The House Government Operations & Technology Appropriations Subcommittee will receive a presentation from Lottery Secretary Jim Poppell at 1:30 p.m., Morris Hall, House Office Building, the Capitol.
The House Transportation & Infrastructure Subcommittee will receive a presentation from the Department of Transportation about the SunPass Centralized Customer Service System. Implementation of the system last year caused major problems and a backlog of toll invoices. That’s at 1:30 p.m., Reed Hall, House Office Building.
The House Children, Families & Seniors Subcommittee will receive a presentation from the Department of Children and Families about changes in federal funding requirements for child welfare. That’s at 4 p.m., 12 House Office Building.
The House Civil Justice Subcommittee will take up a proposal that would require ballot measures proposed by the state Constitution Revision Commission to contain only single subjects. Another proposal on the agenda would repeal the commission.
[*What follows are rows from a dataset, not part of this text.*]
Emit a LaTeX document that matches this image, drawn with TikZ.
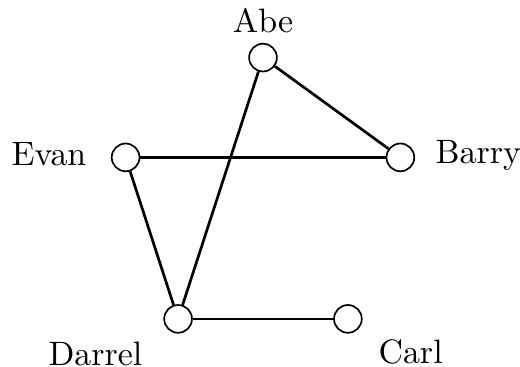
\documentclass[tikz,border=0pt]{standalone}
\tikzset{
  vertex/.style={circle,draw,fill=white,line width=0.5pt,inner sep=0pt,minimum size=8.2pt},
  edge/.style={draw,thick},
  namelabel/.style={inner sep=0pt},
}
\begin{document}
\begin{tikzpicture}
  \useasboundingbox (-2.731,-1.713) rectangle (2.669,2.098);
  % vertices on a pentagon
  \node[vertex] (abe)    at (90:1.5)  {};
  \node[vertex] (barry)  at (18:1.5)  {};
  \node[vertex] (carl)   at (-54:1.5) {};
  \node[vertex] (darrel) at (234:1.5) {};
  \node[vertex] (evan)   at (162:1.5) {};
  % names
  \node[namelabel, anchor=base]      (abeName)    at (0,1.765)       {Abe};
  \node[namelabel, anchor=base west] (barryName)  at (1.786,0.405)   {Barry};
  \node[namelabel, anchor=base west] (carlName)   at (1.194,-1.672)  {Carl};
  \node[namelabel, anchor=base east] (darrelName) at (-1.246,-1.693) {Darrel};
  \node[namelabel, anchor=base east] (evanName)   at (-1.828,0.384)  {Evan};
  % edges
  \draw[edge] (abe) -- (barry);
  \draw[edge] (abe) -- (darrel);
  \draw[edge] (evan) -- (barry);
  \draw[edge] (evan) -- (darrel);
  \draw[edge] (darrel) -- (carl);
\end{tikzpicture}
\end{document}
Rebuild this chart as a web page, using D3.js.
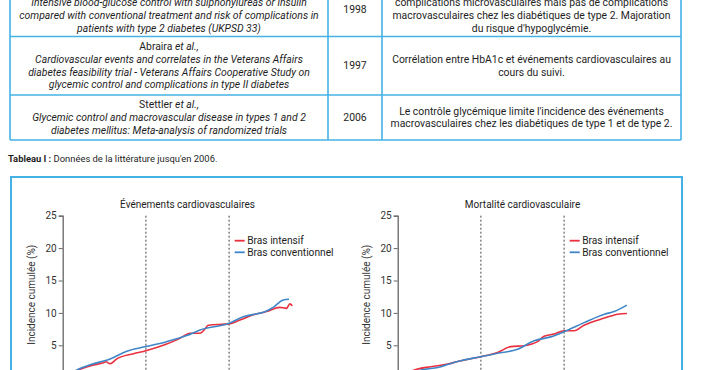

That’s at 4 p.m., 404 House Office Building.
The House Higher Education & Career Readiness Subcommittee will consider changing the name of Florida Keys Community College to The College of the Florida Keys and change the name of North Florida Community College to North Florida College. That’s at 4 p.m., 306 House Office Building.
The House Oversight, Transparency & Public Management Subcommittee will consider a proposal to expand a public-records exemption to prevent the release of photos, videos and audio recordings that show or record the killing of victims of “mass violence.” That’s at 4 p.m., Morris Hall, House Office Building.
The House PreK-12 Appropriations Subcommittee will receive presentations about “safe schools” funding. That’s at 4 p.m., Reed Hall, House Office Building.